Так представлены в бумагах Щербатова главные персоны империи. Таковы его симпатии и антипатии…
Обличения, однако, не останавливаются на вельможном уровне — идут выше!
Щербатов ввёл в своё сочинение ряд «крамольных свидетельств», которые (по официальным понятиям) «умаляли память», лично задевали по меньшей мере восемь самодержцев, начиная от Петра I; казнь царевича Алексея, «пышность и сластолюбие» двора Екатерины I и Петра II, государственные перевороты — здесь представлен целый курс тайной политической истории России.
После описания краткого царствования и гибели Петра III следует уничтожающая характеристика екатерининского времени, заставляющая вспомнить пушкинские слова (написанные через 35 лет): «Развратная государыня развратила своё государство».
«Хотя при поздних летах её возрасту,— пишет о царице Щербатов,— хотя седины уже покрывают её голову и время нерушимыми чертами означило старость на челе её, но ещё не уменьшается в ней любострастие. Уже чувствует она, что тех приятностей, каковыя младость имеет, любовники её в ней находить не могут и что ни награждение, ни сила, ни корысть не может над любовниками произвести. Стараясь закрывать ущерб, летами приключенный, от простоты своего одеяния остыла и, хотя в молодости и не любила златотканых одеяний, хотя осуждала императрицу Елисавету Петровну, что довольно великий оставила гардероб, чтоб целое воинство одеть, сама стала ко изобретений приличных платьев и к богатому их украшению страсть свою оказывать; а сим не токмо женам, но и мужчинам подала случай к таковому же роскошу».
«Совесть моя свидетельствует мне,— восклицает в заключение историк,— что все как ни черны мои повести, но они не пристрастны, и единая истина, и разврат, в которой впали все отечества моего подданные, от коего оно стонет, принудил меня оные на бумагу предложить».
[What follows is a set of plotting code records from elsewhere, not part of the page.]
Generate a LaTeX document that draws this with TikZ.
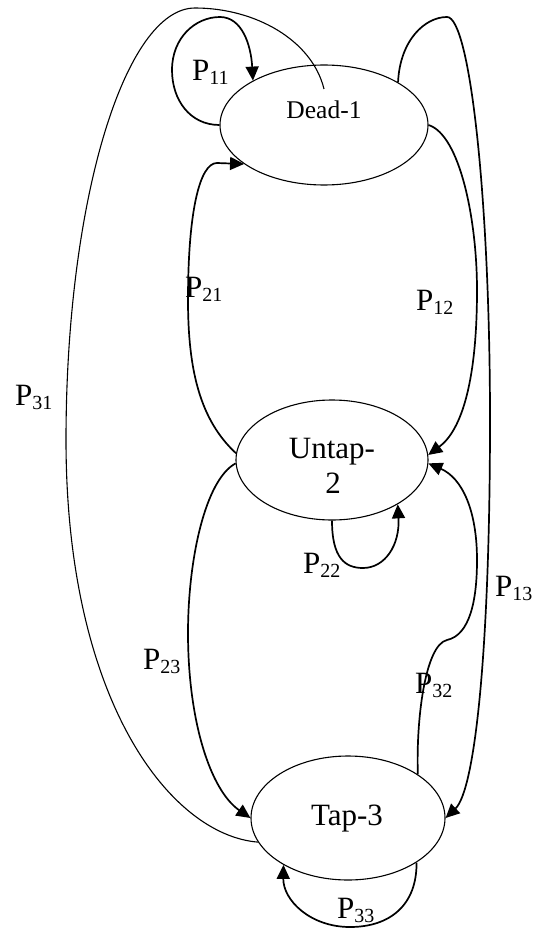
\documentclass[tikz,border=0pt]{standalone}
\usepackage{fontspec}
\setmainfont{Liberation Serif}
\usetikzlibrary{arrows.meta,shapes.geometric}
\newcommand\psub[1]{P\raisebox{-4pt}{\fontsize{20}{20}\selectfont #1}}
\begin{document}
\begin{tikzpicture}[x=1pt,y=-1pt,
  state/.style={draw, ellipse, line width=1.1pt, inner sep=0pt},
  edge/.style={line width=1.7pt, -{Triangle[length=14pt,width=13pt]}},
  plain/.style={line width=1.1pt},
  lab/.style={anchor=base west, inner sep=0pt, font=\fontsize{31}{31}\selectfont},
  stxt/.style={anchor=base, inner sep=0pt, font=\fontsize{31}{31}\selectfont}]
\fill[white] (0,0) rectangle (542,928);
\useasboundingbox (0,0) rectangle (542,928);
% states
\node[state, minimum width=208pt, minimum height=120pt] (d) at (324,125) {};
\node[state, minimum width=192pt, minimum height=120pt] (u) at (332,460) {};
\node[state, minimum width=194pt, minimum height=124pt] (t) at (348,818) {};
\node[stxt, font=\fontsize{25.5}{25.5}\selectfont] (dtx) at (324,119) {Dead-1};
\node[stxt] (utx) at (332,458) {Untap-};
\node[stxt] (utx2) at (333,493) {2};
\node[stxt] (ttx) at (347,825) {Tap-3};
\coordinate (p31e) at (324,89);
% P11
\draw[edge] (d.180) .. controls (190,125) and (172,100) .. (172,70)
  .. controls (172,38) and (195,17) .. (220,17)
  .. controls (242,17) and (251,45) .. (d.148);
% P31
\draw[plain] (t.195) .. controls (170,835) and (66,700) .. (66,440)
  .. controls (66,200) and (125,8) .. (195,8)
  .. controls (255,8) and (312,40) .. (p31e);
% P13
\draw[edge] (d.30) .. controls (400,40) and (425,17) .. (447,17)
  .. controls (470,17) and (490,200) .. (490,420)
  .. controls (490,650) and (475,790) .. (t.0);
% P12
\draw[edge] (d.0) .. controls (460,135) and (477,220) .. (477,290)
  .. controls (477,380) and (462,430) .. (u.3);
% P21
\draw[edge] (u.176) .. controls (200,420) and (188,370) .. (188,300)
  .. controls (188,210) and (200,163) .. (217,163) -- (d.206);
% P23
\draw[edge] (u.182) .. controls (205,480) and (188,560) .. (188,633)
  .. controls (188,720) and (210,790) .. (t.180);
% P22
\draw[edge] (u.270) .. controls (332,558) and (345,568) .. (363,568)
  .. controls (385,568) and (400,545) .. (u.326);
% P32
\draw[edge] (t.32) .. controls (416,720) and (425,645) .. (447,640)
  .. controls (470,635) and (477,600) .. (477,560)
  .. controls (477,510) and (462,478) .. (u.-2);
% P33
\draw[edge] (t.327) .. controls (417,905) and (390,927) .. (350,927)
  .. controls (310,927) and (283,900) .. (t.216.6);
% labels
\node[lab] (l11) at (192,81) {\psub{11}};
\node[lab] (l21) at (185,297) {\psub{21}};
\node[lab] (l12) at (416,310) {\psub{12}};
\node[lab] (l31) at (15,405) {\psub{31}};
\node[lab] (l22) at (303,573) {\psub{22}};
\node[lab] (l13) at (495,596) {\psub{13}};
\node[lab] (l32) at (415,693) {\psub{32}};
\node[lab] (l23) at (143,669) {\psub{23}};
\node[lab] (l33) at (337,918) {\psub{33}};
\end{tikzpicture}
\end{document}
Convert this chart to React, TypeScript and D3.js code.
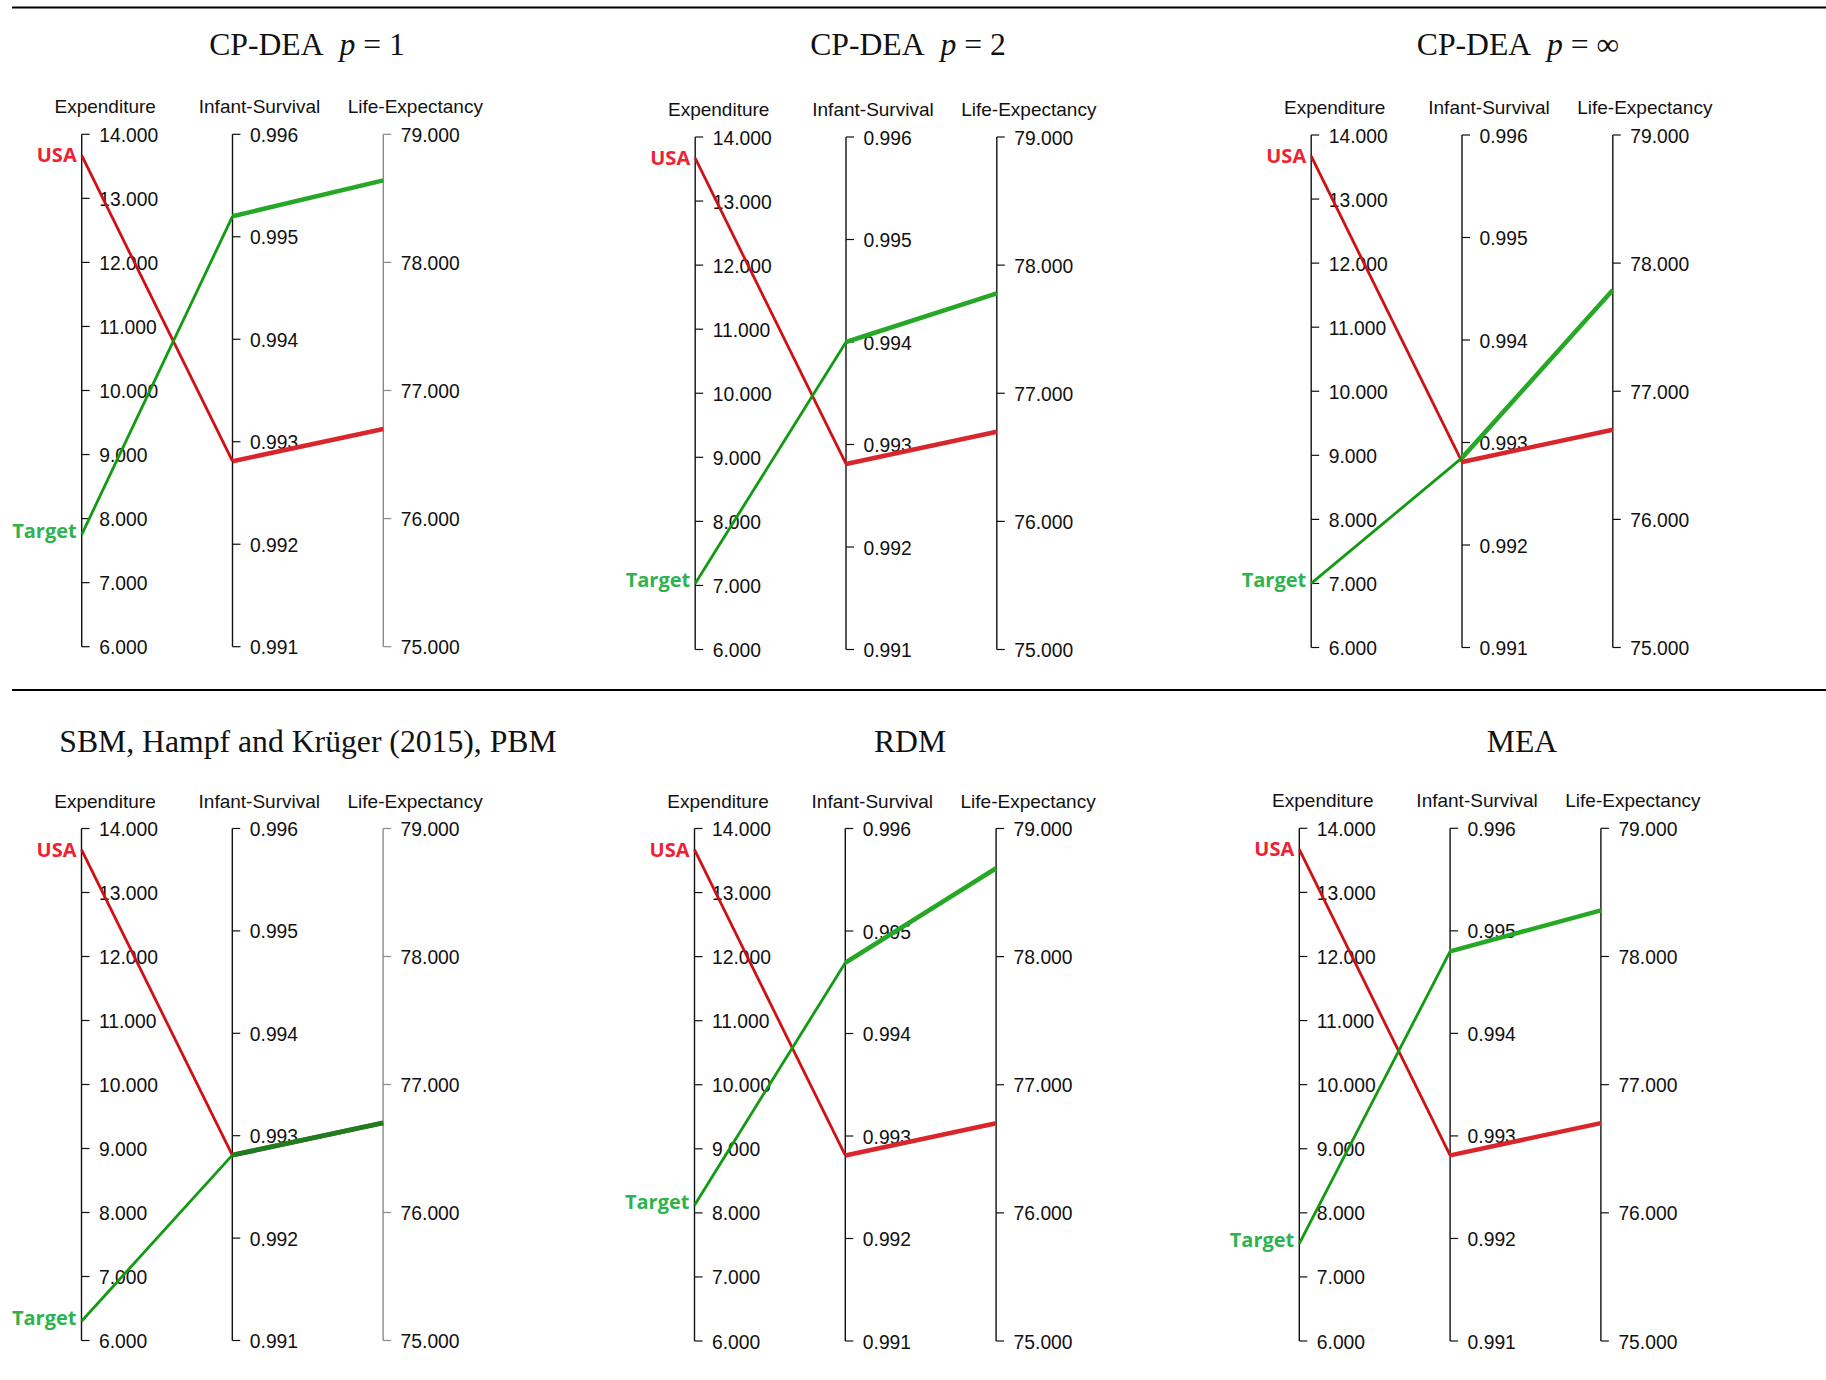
import React from "react";
import * as d3 from "d3";

// ---------- data ----------
const axisNames = ["Expenditure", "Infant-Survival", "Life-Expectancy"];
const expTicks = [6, 7, 8, 9, 10, 11, 12, 13, 14];
const infTicks = [0.991, 0.992, 0.993, 0.994, 0.995, 0.996];
const lifeTicks = [75, 76, 77, 78, 79];

const titleMain = ["CP-DEA", "CP-DEA", "CP-DEA", "SBM, Hampf and Krüger (2015), PBM", "RDM", "MEA"];
const titleP = ["1", "2", "∞", "", "", ""];

// original DMU (USA): expenditure, infant survival, life expectancy
const usaValues = [13.67, 0.99281, 76.7];

// projected targets per method
const targetExpenditure = [7.75, 7.03, 7.0, 6.3, 8.12, 7.52];
const targetInfant = [0.9952, 0.994, 0.99285, 0.99281, 0.99469, 0.9948];
const targetLife = [78.64, 77.78, 77.79, 76.7, 78.69, 78.36];

// ---------- layout ----------
const layout = [
  { x0: 81.7, top: 134.3, bottom: 646.7, tx: 307, ty: 55 },
  { x0: 695.2, top: 137, bottom: 649.5, tx: 908, ty: 55 },
  { x0: 1311.2, top: 135, bottom: 647.5, tx: 1518, ty: 55 },
  { x0: 81.5, top: 828.5, bottom: 1340.5, tx: 308, ty: 752 },
  { x0: 694.5, top: 828.5, bottom: 1341, tx: 910, ty: 752 },
  { x0: 1299.3, top: 828.3, bottom: 1341, tx: 1522, ty: 752 },
];
const axisGap = 150.8;
const headerOffsets = [23.5, 27, 32];
const sans = "'Liberation Sans', Arial, sans-serif";
const serif = "'Liberation Serif', 'Times New Roman', serif";
const labelFont = "'Open Sans', 'Noto Sans', sans-serif";

const RED1 = "#cf1015";
const RED2 = "#d8262c";
const GREEN1 = "#129a12";
const GREEN2 = "#26a826";
const GREEN2_DARK = "#1f7d1f";

function Panel({ i }: { i: number }) {
  const L = layout[i];
  const xs = [0, 1, 2].map((k) => L.x0 + k * axisGap);
  const yExp = d3.scaleLinear().domain([6, 14]).range([L.bottom, L.top]);
  const yInf = d3.scaleLinear().domain([0.991, 0.996]).range([L.bottom, L.top]);
  const yLife = d3.scaleLinear().domain([75, 79]).range([L.bottom, L.top]);
  const scales = [yExp, yInf, yLife];
  const ticks = [expTicks, infTicks, lifeTicks];
  const fmt = d3.format(".3f");
  const axisColors = i === 0 || i === 3 ? ["#111", "#111", "#8a8a8a"] : ["#111", "#111", "#111"];

  const usa = usaValues;
  const tgt = [targetExpenditure[i], targetInfant[i], targetLife[i]];
  const line = d3.line<[number, number]>().x((d) => d[0]).y((d) => d[1]);
  const pts = (v: number[]) => v.map((val, k) => [xs[k], scales[k](val)] as [number, number]);
  const usaPts = pts(usa);
  const tgtPts = pts(tgt);

  return (
    <g>
      {/* title */}
      <text x={L.tx} y={L.ty} textAnchor="middle" fontFamily={serif} fontSize={31.7} fill="#111">
        {titleMain[i]}
        {titleP[i] ? (
          <>
            <tspan>{"\u00a0\u00a0"}</tspan>
            <tspan fontStyle="italic">p</tspan>
            <tspan>{" = " + titleP[i]}</tspan>
          </>
        ) : null}
      </text>
      {/* axes */}
      {xs.map((x, k) => (
        <g key={k}>
          <text x={x + headerOffsets[k]} y={L.top - 21} textAnchor="middle" fontFamily={sans} fontSize={19} fill="#111">
            {axisNames[k]}
          </text>
          <line x1={x} x2={x} y1={L.top} y2={L.bottom} stroke={axisColors[k]} strokeWidth={1.4} />
          {ticks[k].map((t) => (
            <g key={t}>
              <line x1={x} x2={x + 8} y1={scales[k](t)} y2={scales[k](t)} stroke={axisColors[k]} strokeWidth={1.2} />
              <text x={x + 17.5} y={scales[k](t) + 7.5} fontFamily={sans} fontSize={19.3} fill="#111">
                {fmt(t)}
              </text>
            </g>
          ))}
        </g>
      ))}
      {/* USA line */}
      <path d={line(usaPts.slice(0, 2)) || ""} fill="none" stroke={RED1} strokeWidth={2.8} />
      <path d={line(usaPts.slice(1, 3)) || ""} fill="none" stroke={RED2} strokeWidth={4.5} />
      {/* Target line */}
      <path d={line(tgtPts.slice(0, 2)) || ""} fill="none" stroke={GREEN1} strokeWidth={2.8} />
      <path
        d={line(tgtPts.slice(1, 3)) || ""}
        fill="none"
        stroke={i === 3 ? GREEN2_DARK : GREEN2}
        strokeWidth={i === 3 ? 5 : 4.5}
      />
      {/* labels */}
      <text x={xs[0] - 5} y={usaPts[0][1] + 7} textAnchor="end" fontFamily={labelFont} fontWeight="bold" fontSize={20} fill="#ee2233">
        USA
      </text>
      <text x={xs[0] - 5} y={tgtPts[0][1] + 3.5} textAnchor="end" fontFamily={labelFont} fontWeight="bold" fontSize={20} fill="#2eb34f">
        Target
      </text>
    </g>
  );
}

export default function App() {
  return (
    <svg
      width={1826}
      height={1380}
      style={{ position: "absolute", left: 0, top: 0, background: "#fff" }}
    >
      <rect x={0} y={0} width={1826} height={1380} fill="#fff" />
      <line x1={12} x2={1826} y1={7.5} y2={7.5} stroke="#000" strokeWidth={2} />
      <line x1={12} x2={1826} y1={690} y2={690} stroke="#000" strokeWidth={2} />
      {layout.map((_, i) => (
        <Panel key={i} i={i} />
      ))}
    </svg>
  );
}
Задаваясь вопросом, какая выгода Екатерине II и другим правителям поощрять дворян к роскоши и «повреждению нравов», Щербатов тут же отвечает: «Случилось, что <Юлию Цезарю> доносили нечто на Антония и на Долабелу, яко бы он их должен опасаться; отвечал, что он сих, в широких и покойных одеждах ходящих людей, любящих свои удовольствия и роскошь, никогда страшиться причины иметь не может. Но сии люди, продолжал он, которые о великолепности, ни о спокойствии одежд не радят,— сии, кто роскошь презирают и малое почти за лишнее считают, каковы суть Брутус и Кассий, ему опасны, в рассуждении намерений его лишить вольности римский народ. Не ошибся он в сём; ибо подлинно сии его тридцати тремя ударами <кинжала> издыхающей вольности пожертвовали. И тако самый сей пример и показует нам, что не в роскоши и сластолюбии издыхающая римская вольность обрела себе защищение, но в строгости нравов и в умеренности».
Развратным, повреждённым нравам государей и вельмож противопоставлен ряд «честных мужей».
«Князь Симской-Хабаров, быв принуждаем уступить место Малюте Скуратову, с твёрдостию отрёкся, и когда царём Иоанном Васильевичем осуждён был за сие на смерть, последнюю милость себе просил, чтоб, прежде его два сына его были умерщвлены, яко, быв люди молодые, ради страха гонения и смерти чего недостойного роду своему не учинили».